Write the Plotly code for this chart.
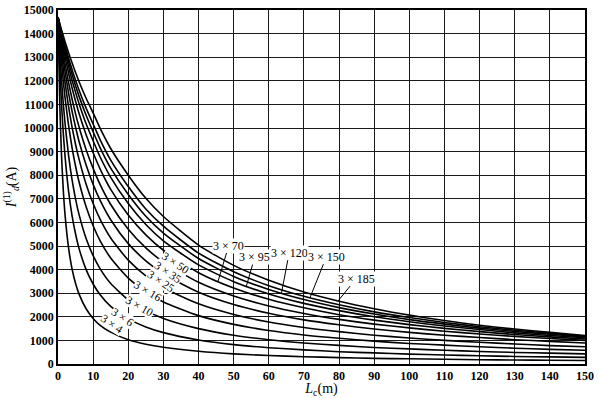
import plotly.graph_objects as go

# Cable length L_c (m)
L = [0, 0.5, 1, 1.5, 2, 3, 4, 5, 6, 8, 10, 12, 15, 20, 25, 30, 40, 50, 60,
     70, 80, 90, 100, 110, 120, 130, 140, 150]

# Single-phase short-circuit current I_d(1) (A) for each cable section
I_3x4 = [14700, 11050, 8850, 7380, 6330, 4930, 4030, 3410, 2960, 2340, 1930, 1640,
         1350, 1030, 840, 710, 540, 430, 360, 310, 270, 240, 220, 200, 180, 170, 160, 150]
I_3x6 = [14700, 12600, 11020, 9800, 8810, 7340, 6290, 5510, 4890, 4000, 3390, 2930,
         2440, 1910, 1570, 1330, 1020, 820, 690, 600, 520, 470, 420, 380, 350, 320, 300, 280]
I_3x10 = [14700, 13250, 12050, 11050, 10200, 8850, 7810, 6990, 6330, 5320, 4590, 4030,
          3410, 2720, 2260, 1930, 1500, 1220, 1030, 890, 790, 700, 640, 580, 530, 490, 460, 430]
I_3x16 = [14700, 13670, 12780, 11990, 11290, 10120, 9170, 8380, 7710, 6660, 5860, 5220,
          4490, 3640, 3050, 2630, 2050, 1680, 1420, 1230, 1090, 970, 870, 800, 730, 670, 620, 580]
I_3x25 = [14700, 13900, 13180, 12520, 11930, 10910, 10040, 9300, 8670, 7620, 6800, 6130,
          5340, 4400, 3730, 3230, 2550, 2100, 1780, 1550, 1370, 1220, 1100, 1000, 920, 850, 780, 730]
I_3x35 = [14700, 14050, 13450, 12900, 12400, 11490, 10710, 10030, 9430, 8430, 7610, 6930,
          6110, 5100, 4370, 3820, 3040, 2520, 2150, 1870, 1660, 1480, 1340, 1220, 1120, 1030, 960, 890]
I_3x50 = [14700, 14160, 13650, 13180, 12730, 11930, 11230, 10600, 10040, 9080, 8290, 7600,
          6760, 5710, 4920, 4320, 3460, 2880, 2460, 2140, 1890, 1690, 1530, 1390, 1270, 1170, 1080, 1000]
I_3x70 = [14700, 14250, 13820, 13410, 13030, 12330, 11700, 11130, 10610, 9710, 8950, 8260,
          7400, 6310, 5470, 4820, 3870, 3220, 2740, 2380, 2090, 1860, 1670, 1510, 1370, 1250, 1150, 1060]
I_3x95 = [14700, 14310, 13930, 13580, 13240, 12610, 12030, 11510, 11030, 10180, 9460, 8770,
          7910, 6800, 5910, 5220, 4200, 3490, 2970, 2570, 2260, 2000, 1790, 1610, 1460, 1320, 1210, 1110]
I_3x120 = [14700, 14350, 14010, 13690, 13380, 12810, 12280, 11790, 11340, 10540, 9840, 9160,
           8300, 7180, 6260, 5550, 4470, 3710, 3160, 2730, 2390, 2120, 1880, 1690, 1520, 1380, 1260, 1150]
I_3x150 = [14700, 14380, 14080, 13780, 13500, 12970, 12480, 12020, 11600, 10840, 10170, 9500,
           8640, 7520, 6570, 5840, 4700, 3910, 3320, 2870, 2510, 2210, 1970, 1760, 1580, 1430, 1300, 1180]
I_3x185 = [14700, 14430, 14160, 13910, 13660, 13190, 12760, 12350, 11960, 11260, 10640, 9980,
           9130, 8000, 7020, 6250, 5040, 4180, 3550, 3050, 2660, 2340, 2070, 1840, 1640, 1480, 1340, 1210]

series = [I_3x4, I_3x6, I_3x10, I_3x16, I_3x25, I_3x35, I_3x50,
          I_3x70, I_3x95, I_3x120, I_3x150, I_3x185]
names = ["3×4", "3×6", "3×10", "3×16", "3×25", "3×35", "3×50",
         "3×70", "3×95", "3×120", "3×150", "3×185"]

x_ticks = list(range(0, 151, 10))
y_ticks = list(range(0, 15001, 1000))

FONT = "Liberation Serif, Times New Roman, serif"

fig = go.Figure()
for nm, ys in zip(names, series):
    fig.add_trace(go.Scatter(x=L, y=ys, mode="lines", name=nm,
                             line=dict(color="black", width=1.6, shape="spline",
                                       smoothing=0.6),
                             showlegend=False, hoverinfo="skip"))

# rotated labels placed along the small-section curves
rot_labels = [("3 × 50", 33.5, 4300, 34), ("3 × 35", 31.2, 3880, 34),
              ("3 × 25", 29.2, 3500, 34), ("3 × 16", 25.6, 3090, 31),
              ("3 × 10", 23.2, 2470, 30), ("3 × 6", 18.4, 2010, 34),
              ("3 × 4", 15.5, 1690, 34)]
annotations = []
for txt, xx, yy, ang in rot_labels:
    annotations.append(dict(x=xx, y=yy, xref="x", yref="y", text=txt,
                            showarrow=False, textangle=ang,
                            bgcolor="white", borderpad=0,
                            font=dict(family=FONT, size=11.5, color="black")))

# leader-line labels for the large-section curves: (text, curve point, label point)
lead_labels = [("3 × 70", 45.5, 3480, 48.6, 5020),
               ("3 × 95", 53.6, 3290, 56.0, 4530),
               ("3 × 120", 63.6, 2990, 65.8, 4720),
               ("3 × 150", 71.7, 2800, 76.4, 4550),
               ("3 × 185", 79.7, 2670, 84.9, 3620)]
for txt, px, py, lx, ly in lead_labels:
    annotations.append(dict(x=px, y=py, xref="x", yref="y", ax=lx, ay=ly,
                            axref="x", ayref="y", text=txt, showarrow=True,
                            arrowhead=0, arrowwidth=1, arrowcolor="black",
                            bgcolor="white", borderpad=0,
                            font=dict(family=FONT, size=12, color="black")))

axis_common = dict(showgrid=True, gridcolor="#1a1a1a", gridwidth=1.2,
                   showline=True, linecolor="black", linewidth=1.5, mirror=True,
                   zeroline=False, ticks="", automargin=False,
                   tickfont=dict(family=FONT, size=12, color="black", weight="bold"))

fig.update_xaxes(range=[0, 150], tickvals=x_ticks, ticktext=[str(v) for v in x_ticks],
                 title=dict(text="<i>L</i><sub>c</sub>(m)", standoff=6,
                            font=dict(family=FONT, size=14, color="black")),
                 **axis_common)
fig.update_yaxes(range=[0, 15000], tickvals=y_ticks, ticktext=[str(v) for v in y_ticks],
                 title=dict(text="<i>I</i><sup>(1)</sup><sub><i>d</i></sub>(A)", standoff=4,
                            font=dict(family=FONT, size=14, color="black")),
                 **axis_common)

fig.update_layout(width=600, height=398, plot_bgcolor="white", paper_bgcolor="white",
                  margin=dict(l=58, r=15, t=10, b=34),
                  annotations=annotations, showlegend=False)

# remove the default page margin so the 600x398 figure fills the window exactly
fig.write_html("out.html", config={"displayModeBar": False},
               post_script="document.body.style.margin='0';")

### WHAT IS EXPECTED
Pictures excluded, quote all the data above exactly.

### WRITTEN ANSWER
Write the Plotly code for this chart.
import plotly.graph_objects as go

# Cable length L_c (m)
L = [0, 0.5, 1, 1.5, 2, 3, 4, 5, 6, 8, 10, 12, 15, 20, 25, 30, 40, 50, 60,
     70, 80, 90, 100, 110, 120, 130, 140, 150]

# Single-phase short-circuit current I_d(1) (A) for each cable section
I_3x4 = [14700, 11050, 8850, 7380, 6330, 4930, 4030, 3410, 2960, 2340, 1930, 1640,
         1350, 1030, 840, 710, 540, 430, 360, 310, 270, 240, 220, 200, 180, 170, 160, 150]
I_3x6 = [14700, 12600, 11020, 9800, 8810, 7340, 6290, 5510, 4890, 4000, 3390, 2930,
         2440, 1910, 1570, 1330, 1020, 820, 690, 600, 520, 470, 420, 380, 350, 320, 300, 280]
I_3x10 = [14700, 13250, 12050, 11050, 10200, 8850, 7810, 6990, 6330, 5320, 4590, 4030,
          3410, 2720, 2260, 1930, 1500, 1220, 1030, 890, 790, 700, 640, 580, 530, 490, 460, 430]
I_3x16 = [14700, 13670, 12780, 11990, 11290, 10120, 9170, 8380, 7710, 6660, 5860, 5220,
          4490, 3640, 3050, 2630, 2050, 1680, 1420, 1230, 1090, 970, 870, 800, 730, 670, 620, 580]
I_3x25 = [14700, 13900, 13180, 12520, 11930, 10910, 10040, 9300, 8670, 7620, 6800, 6130,
          5340, 4400, 3730, 3230, 2550, 2100, 1780, 1550, 1370, 1220, 1100, 1000, 920, 850, 780, 730]
I_3x35 = [14700, 14050, 13450, 12900, 12400, 11490, 10710, 10030, 9430, 8430, 7610, 6930,
          6110, 5100, 4370, 3820, 3040, 2520, 2150, 1870, 1660, 1480, 1340, 1220, 1120, 1030, 960, 890]
I_3x50 = [14700, 14160, 13650, 13180, 12730, 11930, 11230, 10600, 10040, 9080, 8290, 7600,
          6760, 5710, 4920, 4320, 3460, 2880, 2460, 2140, 1890, 1690, 1530, 1390, 1270, 1170, 1080, 1000]
I_3x70 = [14700, 14250, 13820, 13410, 13030, 12330, 11700, 11130, 10610, 9710, 8950, 8260,
          7400, 6310, 5470, 4820, 3870, 3220, 2740, 2380, 2090, 1860, 1670, 1510, 1370, 1250, 1150, 1060]
I_3x95 = [14700, 14310, 13930, 13580, 13240, 12610, 12030, 11510, 11030, 10180, 9460, 8770,
          7910, 6800, 5910, 5220, 4200, 3490, 2970, 2570, 2260, 2000, 1790, 1610, 1460, 1320, 1210, 1110]
I_3x120 = [14700, 14350, 14010, 13690, 13380, 12810, 12280, 11790, 11340, 10540, 9840, 9160,
           8300, 7180, 6260, 5550, 4470, 3710, 3160, 2730, 2390, 2120, 1880, 1690, 1520, 1380, 1260, 1150]
I_3x150 = [14700, 14380, 14080, 13780, 13500, 12970, 12480, 12020, 11600, 10840, 10170, 9500,
           8640, 7520, 6570, 5840, 4700, 3910, 3320, 2870, 2510, 2210, 1970, 1760, 1580, 1430, 1300, 1180]
I_3x185 = [14700, 14430, 14160, 13910, 13660, 13190, 12760, 12350, 11960, 11260, 10640, 9980,
           9130, 8000, 7020, 6250, 5040, 4180, 3550, 3050, 2660, 2340, 2070, 1840, 1640, 1480, 1340, 1210]

series = [I_3x4, I_3x6, I_3x10, I_3x16, I_3x25, I_3x35, I_3x50,
          I_3x70, I_3x95, I_3x120, I_3x150, I_3x185]
names = ["3×4", "3×6", "3×10", "3×16", "3×25", "3×35", "3×50",
         "3×70", "3×95", "3×120", "3×150", "3×185"]

x_ticks = list(range(0, 151, 10))
y_ticks = list(range(0, 15001, 1000))

FONT = "Liberation Serif, Times New Roman, serif"

fig = go.Figure()
for nm, ys in zip(names, series):
    fig.add_trace(go.Scatter(x=L, y=ys, mode="lines", name=nm,
                             line=dict(color="black", width=1.6, shape="spline",
                                       smoothing=0.6),
                             showlegend=False, hoverinfo="skip"))

# rotated labels placed along the small-section curves
rot_labels = [("3 × 50", 33.5, 4300, 34), ("3 × 35", 31.2, 3880, 34),
              ("3 × 25", 29.2, 3500, 34), ("3 × 16", 25.6, 3090, 31),
              ("3 × 10", 23.2, 2470, 30), ("3 × 6", 18.4, 2010, 34),
              ("3 × 4", 15.5, 1690, 34)]
annotations = []
for txt, xx, yy, ang in rot_labels:
    annotations.append(dict(x=xx, y=yy, xref="x", yref="y", text=txt,
                            showarrow=False, textangle=ang,
                            bgcolor="white", borderpad=0,
                            font=dict(family=FONT, size=11.5, color="black")))

# leader-line labels for the large-section curves: (text, curve point, label point)
lead_labels = [("3 × 70", 45.5, 3480, 48.6, 5020),
               ("3 × 95", 53.6, 3290, 56.0, 4530),
               ("3 × 120", 63.6, 2990, 65.8, 4720),
               ("3 × 150", 71.7, 2800, 76.4, 4550),
               ("3 × 185", 79.7, 2670, 84.9, 3620)]
for txt, px, py, lx, ly in lead_labels:
    annotations.append(dict(x=px, y=py, xref="x", yref="y", ax=lx, ay=ly,
                            axref="x", ayref="y", text=txt, showarrow=True,
                            arrowhead=0, arrowwidth=1, arrowcolor="black",
                            bgcolor="white", borderpad=0,
                            font=dict(family=FONT, size=12, color="black")))

axis_common = dict(showgrid=True, gridcolor="#1a1a1a", gridwidth=1.2,
                   showline=True, linecolor="black", linewidth=1.5, mirror=True,
                   zeroline=False, ticks="", automargin=False,
                   tickfont=dict(family=FONT, size=12, color="black", weight="bold"))

fig.update_xaxes(range=[0, 150], tickvals=x_ticks, ticktext=[str(v) for v in x_ticks],
                 title=dict(text="<i>L</i><sub>c</sub>(m)", standoff=6,
                            font=dict(family=FONT, size=14, color="black")),
                 **axis_common)
fig.update_yaxes(range=[0, 15000], tickvals=y_ticks, ticktext=[str(v) for v in y_ticks],
                 title=dict(text="<i>I</i><sup>(1)</sup><sub><i>d</i></sub>(A)", standoff=4,
                            font=dict(family=FONT, size=14, color="black")),
                 **axis_common)

fig.update_layout(width=600, height=398, plot_bgcolor="white", paper_bgcolor="white",
                  margin=dict(l=58, r=15, t=10, b=34),
                  annotations=annotations, showlegend=False)

# remove the default page margin so the 600x398 figure fills the window exactly
fig.write_html("out.html", config={"displayModeBar": False},
               post_script="document.body.style.margin='0';")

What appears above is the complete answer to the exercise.